Réne Benko hat die Schweizer Bankenwelt entzaubert

Der österreichische Financier Réne Benko hat ein Meisterstück abgeliefert – wenn auch von zweifelhafter Natur. Die Zutaten: Ein aufgeblasenes und (auch) von zahlreichen Schweizer Banken auf Pump finanziertes Immobilien-Imperium sowie kurzsichtige und auf den schnellen Gewinn schielende Banker. Beiden Parteien gemeinsam scheint ein hohes Mass an Selbstgefälligkeit und Inkompetenz. Der materielle Schaden ist riesig. Und das Image der Schweizer Banken ist einmal mehr angekratzt.

Alle wollten ein Stück vom Kuchen. Auch die Schweizer Privat- und Kantonalbanken. Réne Benko wurde allseits hofiert und umschmeichelt. Die Aussicht auf den schnellen und vermeintlich risikolosen Gewinn endete letztlich für die involvierten Banken in einem kolossalen Debakel. Prominentestes Beispiel ist die Zürcher Privatbank Julius Bär, deren CEO Phillipp Rickenbacher nach einem Totalabschreiber der Benko-Kreditposition über CHF 600 Millionen Franken, zu Recht seinen Posten räumen musste. Aber auch andere Schweizer Bankenakteure haben sich in der Causa Benko nicht mit Ruhm bekleckert. So wurde heute bekannt, dass eine weitere Zürcher Privatbank, diesmal Vontobel, mit dem umtriebigen Réne Benko Geschäfte machte – wenn auch in einer überschaubaren Grössenordnung. Für ein relativ bescheidenes Honorar – die Rede ist von 150'000 Franken – soll Vontobel einer US-Tochtergesellschaft der Signa-Gruppe über eine Privatplatzierung mutmasslich 10 Millionen US-Dollar verschafft haben. Im Rückblick kein gutes Geschäft, denn der damit verbundene Reputationsverlust für die Bank dürfte weit schwerer wiegen, als die finanzielle Kompensation für die geleisteten Dienste. Warum eine Bank für ein tiefes sechsstelliges Entgelt ihren guten Namen aufs Spiel setzt und eine Geschäftsbeziehung mit einem bekanntermassen fragwürdigen Kunden unterhält, ist unverständlich, um nicht zu sagen fahrlässig.

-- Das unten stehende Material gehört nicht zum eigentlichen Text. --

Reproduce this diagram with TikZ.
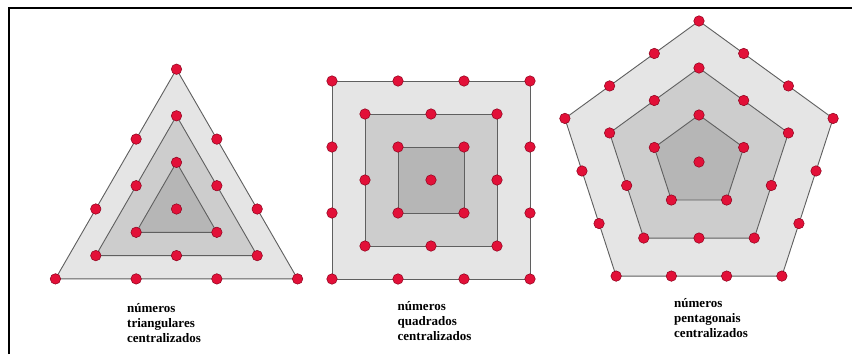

Eine gute Entscheidung basiert auf Wissen und nicht auf Zahlen.

Plato, griechischer Philosoph

Die Liste der – nennen wir es einmal «unbedarften» – Schweizer Banken lässt sich beliebig verlängern. Die Migros Bank reiht sich ebenso in den Kreis der Gläubiger ein, wie die Privatbank IHAG von Anda Bührle oder zahlreiche Kantonalbanken, darunter die Graubündner, die Obwaldner, die Schwyzer und die Zürcher Kantonalbank. Die Aussicht auf lukrative Geschäfte – vielleicht auch in Verbindung mit einem überzogenen Selbstbewusstsein – hat offenbar zahlreiche Schweizer Bankvertreter darüber hinwegsehen lassen, dass das Immobilien-Imperium von Réne Benko nur auf Sand gebaut war. Der Schweizer Finanzplatz wurde durch diese toxische Geschäftsbeziehung einmal mehr entzaubert. Was bleibt, ist das ungute Gefühl, dass Risikokompetenz und Sachverstand im helvetischen Bankensektor keine Selbstverständlichkeit sind. Eine Casino-Mentalität und eine Tendenz zur Selbstüberschätzung hingegen schon. Dafür stehen die Verantwortlichen der Gläubiger-Banken nun mit kurzen Hosen da – sehr kurzen Hosen.